_Given request:_ Print, word for word, every line from the beginning of the listing up to and including the line with "of Secondary school". Pictures are to be excluded.

**********

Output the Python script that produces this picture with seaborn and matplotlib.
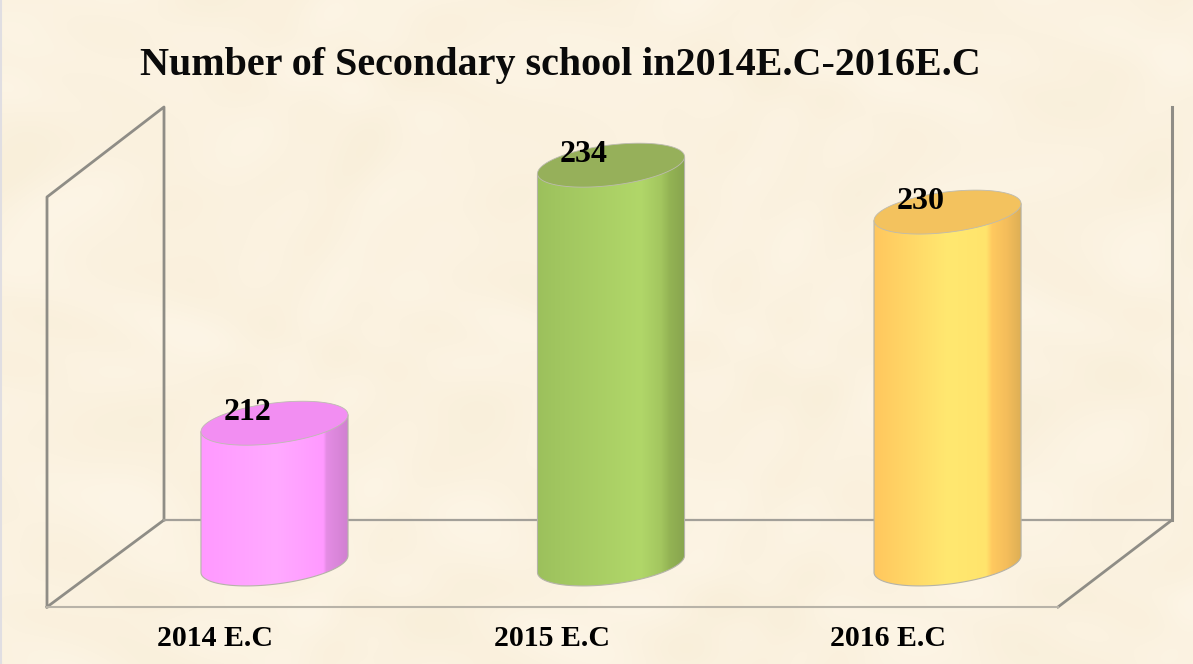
import numpy as np
import pandas as pd
import seaborn as sns
import matplotlib.pyplot as plt
from matplotlib.colors import to_rgb
from matplotlib.patches import Polygon
from matplotlib.lines import Line2D

years = ["2014 E.C", "2015 E.C", "2016 E.C"]
schools = [212, 234, 230]
title = "Number of Secondary school in2014E.C-2016E.C"

# shading across each cylinder, left to right
pink_stops = [(0, "#ff99ff"), (0.5, "#ffaaff"), (0.83, "#ff99ff"), (0.85, "#e48ce4"), (1, "#d080d0")]
green_stops = [(0, "#9cc05c"), (0.12, "#a0c55f"), (0.7, "#b1d769"), (0.84, "#a3c65f"), (0.9, "#93b354"), (1, "#88a54e")]
yellow_stops = [(0, "#ffc75e"), (0.5, "#ffe870"), (0.76, "#ffe46c"), (0.8, "#ffc95f"), (0.9, "#f4bd5b"), (1, "#dcae55")]
stops = [pink_stops, green_stops, yellow_stops]
top_colors = ["#f28ef2", "#96b05a", "#f3c25e"]
front_colors = ["#ffaaff", "#b1d769", "#ffe870"]

W, H = 1193, 664
y_base = 200
wall = "#8f8d86"

sns.set_theme(style="white")
plt.rcParams["font.family"] = ["Liberation Serif", "DejaVu Serif"]
plt.rcParams["font.weight"] = "bold"

fig = plt.figure(figsize=(W / 100, H / 100), dpi=100, facecolor="#fbf1dc")

# parchment background, soft blotches made from waves
bg = fig.add_axes([0, 0, 1, 1], zorder=0)
yy, xx = np.mgrid[0:H, 0:W]
blotch = (np.sin(xx / 47 + np.sin(yy / 31) * 2) + np.sin(yy / 39 + np.sin(xx / 53) * 2)
          + 0.7 * np.sin((xx + yy) / 23 + np.cos(xx / 71) * 3) + 0.7 * np.sin((xx - yy) / 29 + np.cos(yy / 43) * 3))
blotch = blotch / np.abs(blotch).max()
tex = np.zeros((H, W, 3))
for i, (base, amp) in enumerate(zip((251, 242, 224), (2, 3, 6))):
    tex[:, :, i] = (base + amp * blotch) / 255
bg.imshow(tex, aspect="auto", extent=(0, W, H, 0), interpolation="bilinear")
bg.set_axis_off()
fig.add_artist(Line2D([0.0008, 0.0008], [0, 1], color="#e0dee2", lw=1.5))

# axes box is the 3D frame's bounding box
ax = fig.add_axes([47 / W, 1 - 607 / H, (1172 - 47) / W, (607 - 107) / H], zorder=1)
ax.patch.set_alpha(0)

df = pd.DataFrame({"year": years, "schools": schools})
sns.barplot(data=df, x="year", y="schools", hue="year", palette=front_colors, legend=False,
            dodge=False, width=0.437, ax=ax, zorder=3)
ax.set_xlim(-0.676, 2.667)
ax.set_ylim(196.33, 238.96)

# frame lines in axes fractions
def frame_line(x_px, y_px, lw, color=wall):
    fx = [(x - 47) / 1125 for x in x_px]
    fy = [(607 - y) / 500 for y in y_px]
    ax.plot(fx, fy, transform=ax.transAxes, color=color, lw=lw, clip_on=False, zorder=1,
            solid_capstyle="projecting")

frame_line([47, 47, 164, 164], [607, 197, 107, 520], 2.0)
frame_line([47, 164], [607, 520], 2.0)
frame_line([164, 1172], [520, 520], 1.6, "#a3a099")
frame_line([1172, 1172], [107, 520], 2.2)
frame_line([1172, 1058], [520, 607], 2.0)
frame_line([47, 1058], [607, 607], 1.5, "#b8b3a8")

tilt = 0.72
ry = 1.73
for i, bar in enumerate(ax.patches):
    value = bar.get_height()
    cx = bar.get_x() + bar.get_width() / 2
    rx = bar.get_width() / 2
    bar.set_y(y_base)
    bar.set_height(value - y_base)

    t = np.linspace(np.pi, 2 * np.pi, 60)
    low_x = cx + rx * np.cos(t)
    low_y = y_base + tilt * np.cos(t) + ry * np.sin(t)
    body = Polygon(np.column_stack([low_x, low_y]).tolist()
                   + [[cx + rx, value + tilt], [cx - rx, value - tilt]],
                   closed=True, facecolor="none", edgecolor="#b5b3a8", lw=0.8, zorder=5)
    ax.add_patch(body)
    bar.set_clip_path(body)

    fr = np.linspace(0, 1, 200)
    pos = [s[0] for s in stops[i]]
    rgb = np.array([to_rgb(s[1]) for s in stops[i]])
    grad = np.stack([np.interp(fr, pos, rgb[:, c]) for c in range(3)], axis=-1)[np.newaxis, :, :]
    im = ax.imshow(grad, aspect="auto", extent=(cx - rx, cx + rx, y_base - 3, value + 3),
                   zorder=4, interpolation="bilinear")
    im.set_clip_path(body)

    t = np.linspace(0, 2 * np.pi, 120)
    lid = Polygon(np.column_stack([cx + rx * np.cos(t), value + tilt * np.cos(t) + ry * np.sin(t)]),
                  closed=True, facecolor=top_colors[i], edgecolor="#bdbbb0", lw=0.6, zorder=6)
    ax.add_patch(lid)

    ax.text(cx - 0.081, value + 0.9, str(schools[i]), ha="center", va="center",
            fontsize=23, fontweight="bold", color="black", zorder=7)

ax.set_xlim(-0.676, 2.667)
ax.set_ylim(196.33, 238.96)
ax.set_xticks([k - 0.176 for k in range(len(years))])
ax.set_xticklabels(years, fontsize=21.5, fontweight="bold", color="black")
ax.tick_params(axis="x", length=0, pad=13)
ax.set_yticks([])
ax.set_xlabel("")
ax.set_ylabel("")
sns.despine(ax=ax, left=True, bottom=True)

fig.text(140 / W, 1 - 65 / H, title, fontsize=28.9, fontweight="bold", color="#0a0a0a",
         ha="left", va="center", zorder=3)

fig.savefig("out.png", dpi=100)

**********

_Task response:_
Output the Python script that produces this picture with seaborn and matplotlib.
import numpy as np
import pandas as pd
import seaborn as sns
import matplotlib.pyplot as plt
from matplotlib.colors import to_rgb
from matplotlib.patches import Polygon
from matplotlib.lines import Line2D

years = ["2014 E.C", "2015 E.C", "2016 E.C"]
schools = [212, 234, 230]
title = "Number of Secondary school in2014E.C-2016E.C"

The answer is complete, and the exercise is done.